A major driver of the rally was the growing belief that the U.S. is on the verge of finalizing a trade agreement with the European Union. This comes after President Trump’s administration secured deals earlier in the week with Japan, the Philippines, and Indonesia. Market strategists noted that the momentum from these agreements is reducing investor caution, fueling a rise in both stock prices and bond yields. The prospect of a 15% tariff replacing higher EU duties also appeared to ease trade anxieties.

Meanwhile, attention turned to Washington, where President Trump is set to make an unusual visit to the Federal Reserve—a move viewed by analysts as an attempt to pressure Fed Chair Jerome Powell ahead of the upcoming policy meeting. While the Fed is expected to keep rates steady, Trump’s appearance introduces an element of political tension. Treasury yields remained stable, with the 10-year note holding at 4.39% and the dollar weakening slightly against the yen and euro.

U.S. equity markets extended their gains Wednesday, with the Dow Jones up over 1%, and the S&P 500 and Nasdaq posting solid advances. Corporate earnings added to the bullish mood; 85% of S&P 500 companies that have reported so far have exceeded expectations. Positive earnings reports from Asian tech giants like SK Hynix and Infosys reinforced optimism in the region despite broader trade uncertainties.

On the commodities front, oil prices ticked higher amid expectations that a successful trade deal could support global economic growth.

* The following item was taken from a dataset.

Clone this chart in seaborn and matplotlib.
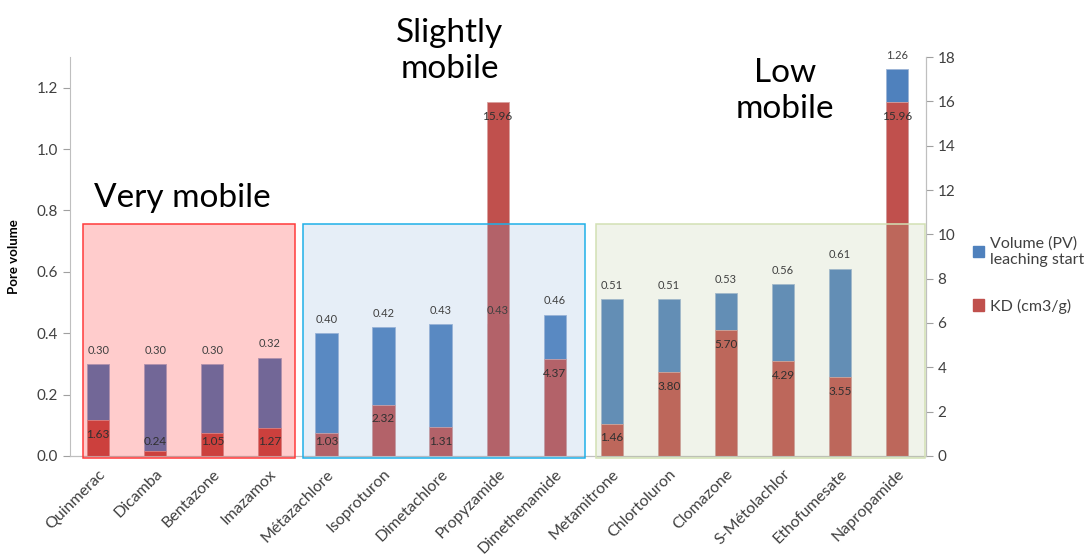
import matplotlib
matplotlib.use("Agg")
import matplotlib.pyplot as plt
import matplotlib.patches as mpatches
import seaborn as sns
import pandas as pd

# Chart data
compounds = ["Quinmerac", "Dicamba", "Bentazone", "Imazamox", "Métazachlore",
             "Isoproturon", "Dimetachlore", "Propyzamide", "Dimethenamide",
             "Metamitrone", "Chlortoluron", "Clomazone", "S-Métolachlor",
             "Ethofumesate", "Napropamide"]
pore_volume = [0.30, 0.30, 0.30, 0.32, 0.40, 0.42, 0.43, 0.43, 0.46,
               0.51, 0.51, 0.53, 0.56, 0.61, 1.26]
kd_values = [1.63, 0.24, 1.05, 1.27, 1.03, 2.32, 1.31, 15.96, 4.37,
             1.46, 3.80, 5.70, 4.29, 3.55, 15.96]

# mobility groups: (label, first index, last index, fill, edge)
groups = [
    ("Very mobile", 0, 3, (1.0, 0.0, 0.0), "#FF3B3B"),
    ("Slightly\nmobile", 4, 8, (0.51, 0.67, 0.86), "#1FB0E8"),
    ("Low\nmobile", 9, 14, (0.71, 0.78, 0.59), "#D2E0B4"),
]

df = pd.DataFrame({"compound": compounds, "pv": pore_volume, "kd": kd_values})

sns.set_style("white")
plt.rcParams['font.family'] = ['Lato', 'DejaVu Sans']

BLUE = "#4F81BD"
RED = "#C0504D"
GRAY = "#404040"

fig = plt.figure(figsize=(10.89, 5.54), dpi=100)
ax = fig.add_axes([0.064, 0.177, 0.786, 0.72])
ax2 = ax.twinx()

sns.barplot(data=df, x="compound", y="pv", order=compounds, color=BLUE,
            saturation=1, width=0.39, ax=ax, edgecolor="#9DB5D6", linewidth=0.6)
sns.barplot(data=df, x="compound", y="kd", order=compounds, color=RED,
            saturation=1, width=0.39, ax=ax2, edgecolor="#D9A09E", linewidth=0.6)

ax.set_xlim(-0.5, 14.5)
ax.set_ylim(0, 1.3)
ax2.set_ylim(0, 18)
ax.set_yticks([0, 0.2, 0.4, 0.6, 0.8, 1.0, 1.2])
ax.set_yticklabels([f"{t:.1f}" for t in ax.get_yticks()])
ax2.set_yticks(range(0, 19, 2))

ax.set_xticks(range(len(compounds)))
ax.set_xticklabels(compounds, rotation=45, ha="right", rotation_mode="anchor")
ax.set_xticks([i + 0.5 for i in range(-1, len(compounds))], minor=True)
ax.tick_params(axis="x", which="major", length=0, labelsize=11.5, labelcolor=GRAY, pad=8)
ax.tick_params(axis="x", which="minor", length=5, color="#A0A0A0", direction="out")
ax.tick_params(axis="y", length=5, color="#A0A0A0", labelsize=11, labelcolor=GRAY, direction="out")
ax2.tick_params(axis="y", length=5, color="#A0A0A0", labelsize=11, labelcolor=GRAY, direction="out")
ax.set_xlabel("")
ax2.set_xlabel("")
ax2.set_ylabel("")
ax.set_ylabel("Pore volume", fontsize=9.5, fontweight="bold", color="black", labelpad=12)

for a in (ax, ax2):
    a.spines["top"].set_visible(False)
    for s in ("left", "right", "bottom"):
        a.spines[s].set_color("#BFBFBF")
ax2.spines["left"].set_visible(False)

# value labels
for i, v in enumerate(pore_volume):
    ax2.annotate(f"{v:.2f}", xy=(i, v), xycoords=ax.transData, xytext=(0, 10),
                 textcoords="offset points", ha="center", va="center",
                 fontsize=8, color=GRAY, zorder=10)
for i, k in enumerate(kd_values):
    ax2.text(i, max(k - 0.65, 0.63), f"{k:.2f}", ha="center", va="center",
             fontsize=8.5, color="#303030", zorder=10)

# group overlays and titles
title_pos = [(1.47, 0.84), (6.16, 1.32), (12.03, 1.19)]
for (name, lo, hi, fill, edge), (tx, ty) in zip(groups, title_pos):
    x0 = lo - 0.26 if lo == 0 else lo - 0.41 if lo == 4 else lo - 0.28
    x1 = hi + 0.45 if hi == 3 else hi + 0.53 if hi == 8 else hi + 0.48
    rect = mpatches.Rectangle((x0, -0.008), x1 - x0, 0.764, transform=ax.transData,
                              facecolor=(*fill, 0.2), edgecolor=edge, linewidth=1.1,
                              zorder=5, clip_on=False)
    ax2.add_patch(rect)
    ax.text(tx, ty, name, ha="center", va="center", fontsize=24,
            color="black", linespacing=1.25, clip_on=False)

handles = [mpatches.Patch(color=BLUE, label="Volume (PV)\nleaching start"),
           mpatches.Patch(color=RED, label="KD (cm3/g)")]
fig.legend(handles=handles, loc="upper left", bbox_to_anchor=(0.88, 0.6),
           frameon=False, fontsize=11.5, handlelength=0.7, handleheight=0.7,
           handletextpad=0.4, labelspacing=2.0, labelcolor=GRAY)

fig.savefig("out.png", dpi=100)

A surprise drawdown in U.S. crude inventories added further support to energy prices. Gold prices, on the other hand, dipped slightly as investors moved away from safe-haven assets amid easing trade tensions, despite the backdrop of a weaker dollar. Market participants are now closely watching the European Central Bank’s decision, with no rate change expected but another cut likely by year-end.